The Commonwealth Bank of Australia (ASX: CBA) share price had a very difficult 2026 financial year, significantly underperforming the S&P/ASX 200 Index (ASX: XJO).
During FY26, the CBA share price dropped 10.9%, while the ASX 200 climbed by 2.8%. In other words, the ASX bank share underperformed the index by 13.7%.
Why did the CBA share price underperform?
One of the main reasons why CBA underperformed was because the BHP Group Ltd (ASX: BHP) share price performed so well, which had a very positive impact on the ASX 200. BHP rose by more than 50% over FY26.
Most businesses are affected the most by their latest update – May was seemingly the cause of the major decline of the e bank
In May, there were a couple of painful pieces of news for the CBA share price.
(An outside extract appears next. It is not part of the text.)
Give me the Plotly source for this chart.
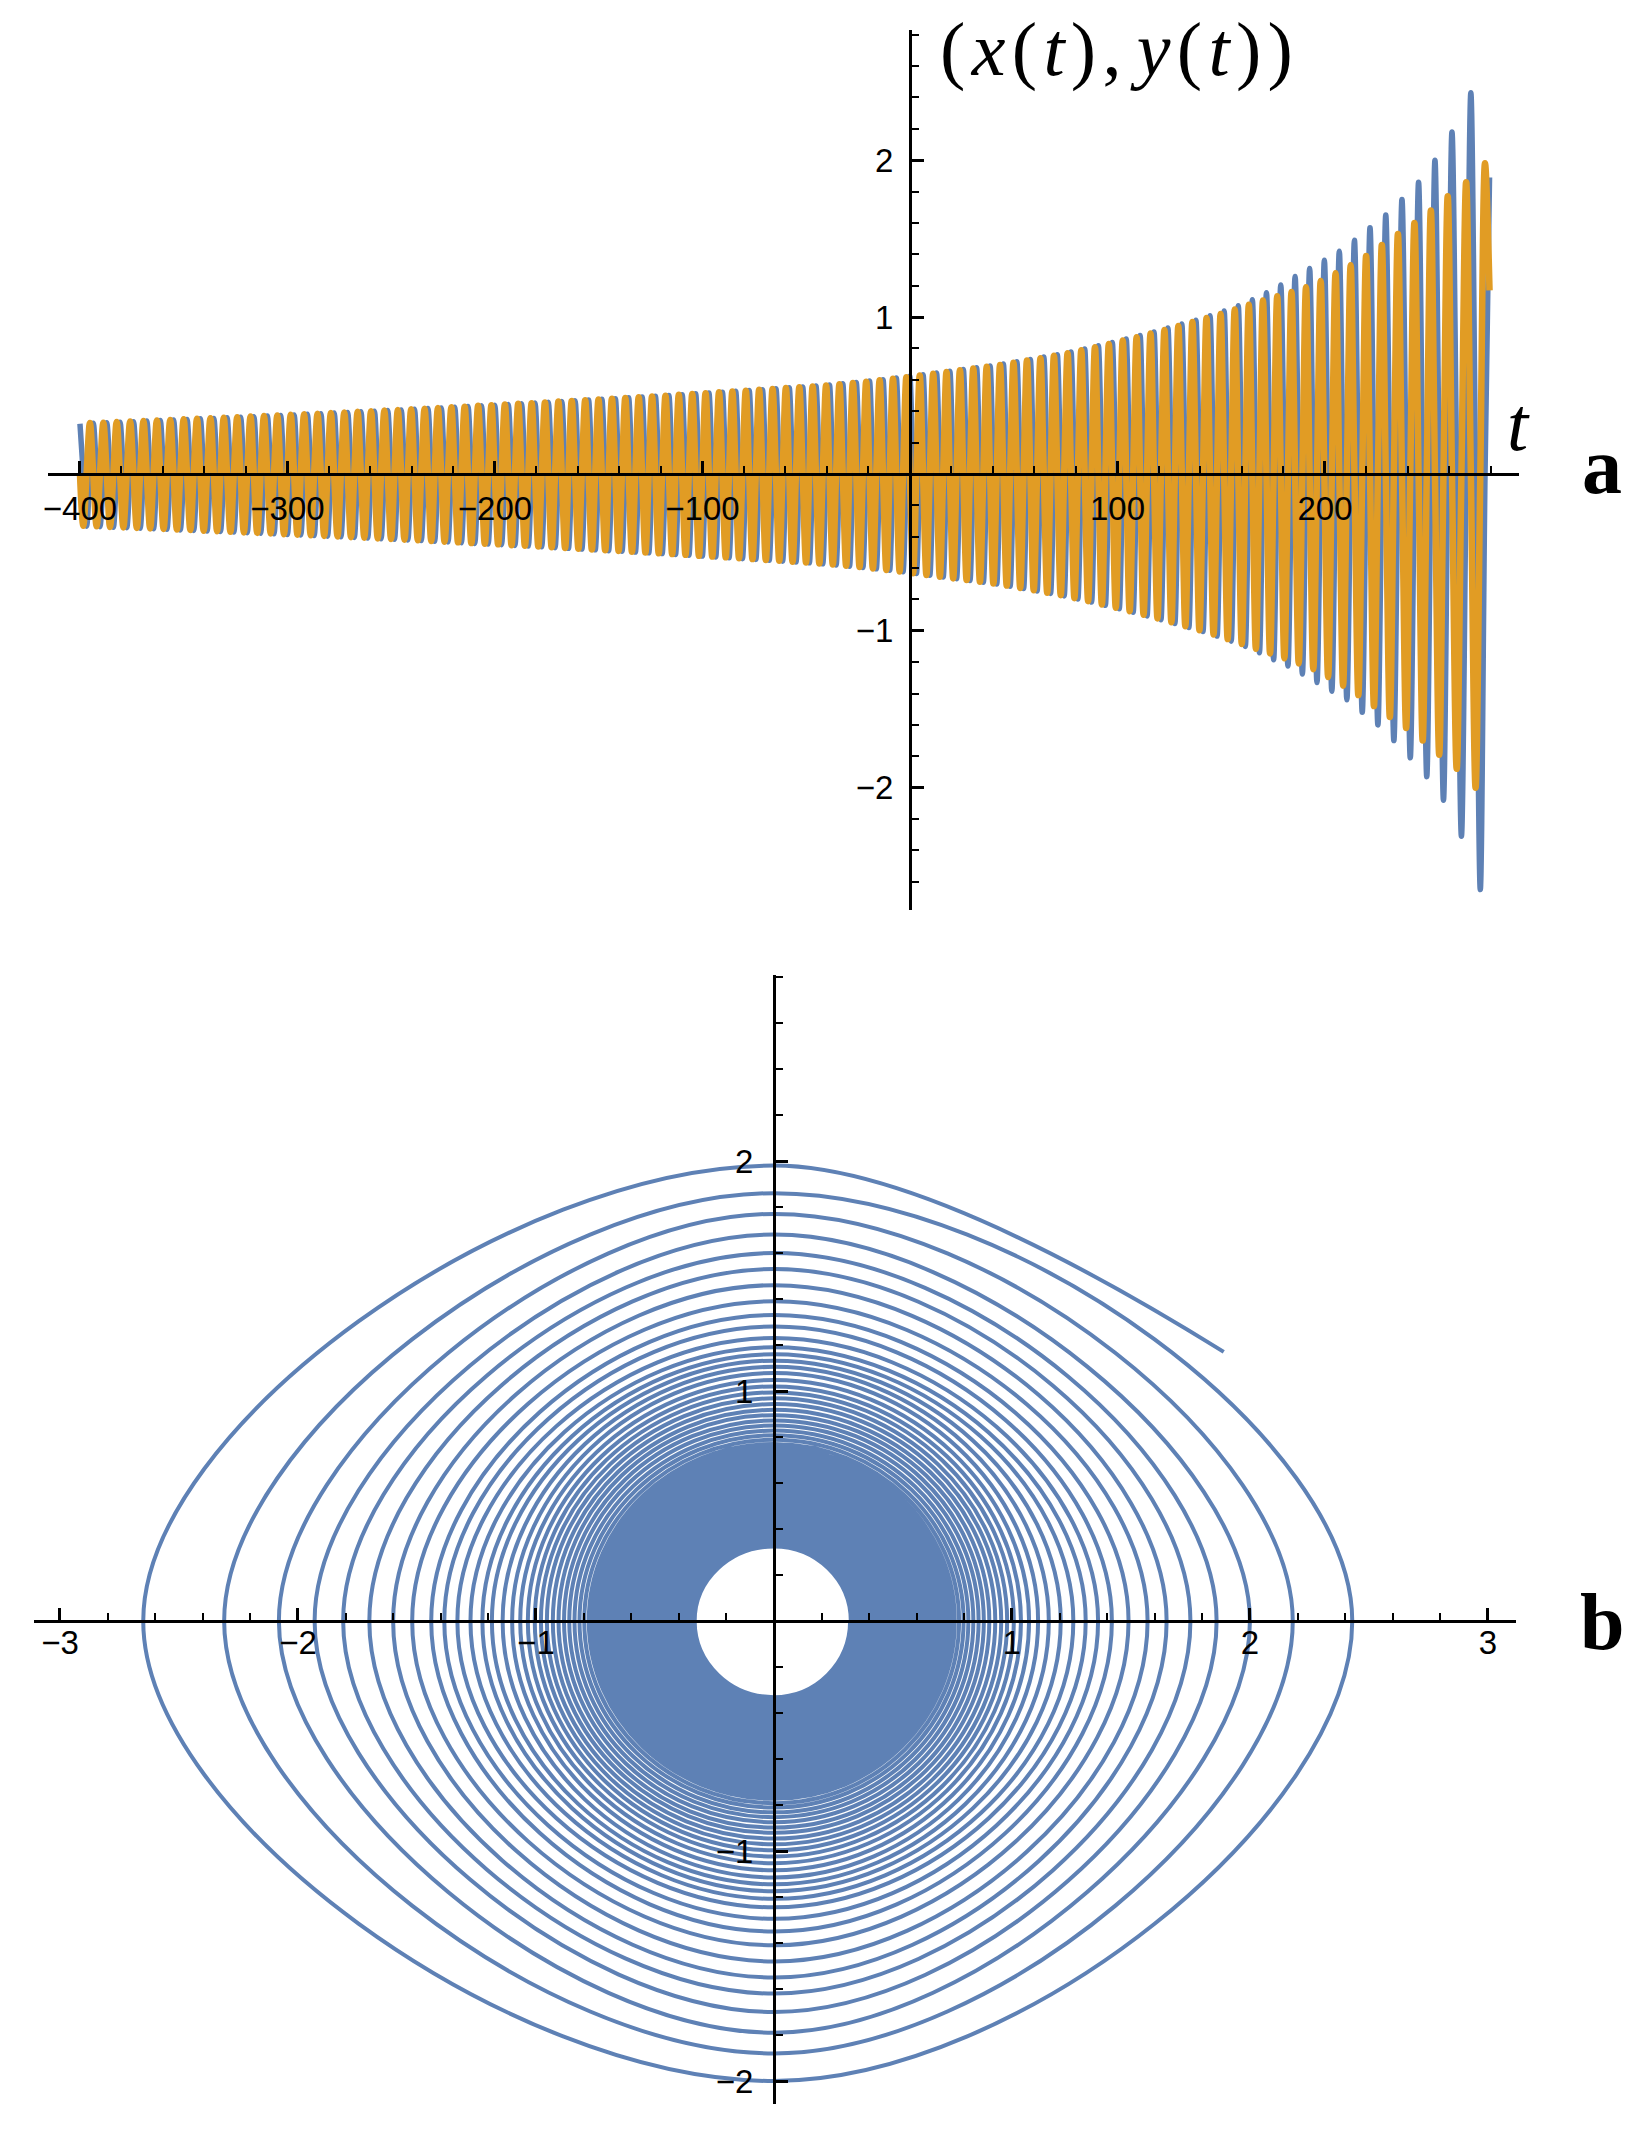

Shareholders had to contend with both the Australian federal budget and the quarterly update.
Prior to the budget, investor loans made up a significant part of CBA’s home loan demand. Therefore, shifts in the demand for loans as a result of adjustments to negative gearing and capital gains tax could hurt CBA’s loan demand for the foreseeable future.
Secondly, the Commonwealth Bank quarterly update for the three months to 31 March 2026 had a couple of negative numbers. Its cash net profit after tax (NPAT) was around $2.7 billion, representing a decline of 1% compared to the first half of FY26.
A significant element of the bank’s profit challenge was the $316 million loan impairment expense, which was due to heightened geopolitical and macroeconomic uncertainty. CBA said its underlying portfolio credit quality remained “sound”.
Is this a good time to invest in Commonwealth Bank shares?
The bank is certainly cheaper than it was a year ago, but the growth outlook is now considerably weaker too. The CBA share price was expensive before and it still looks expensive today.
With limited growth and a modest dividend yield it’s not one of the ASX dividend shares I’d look to buy today.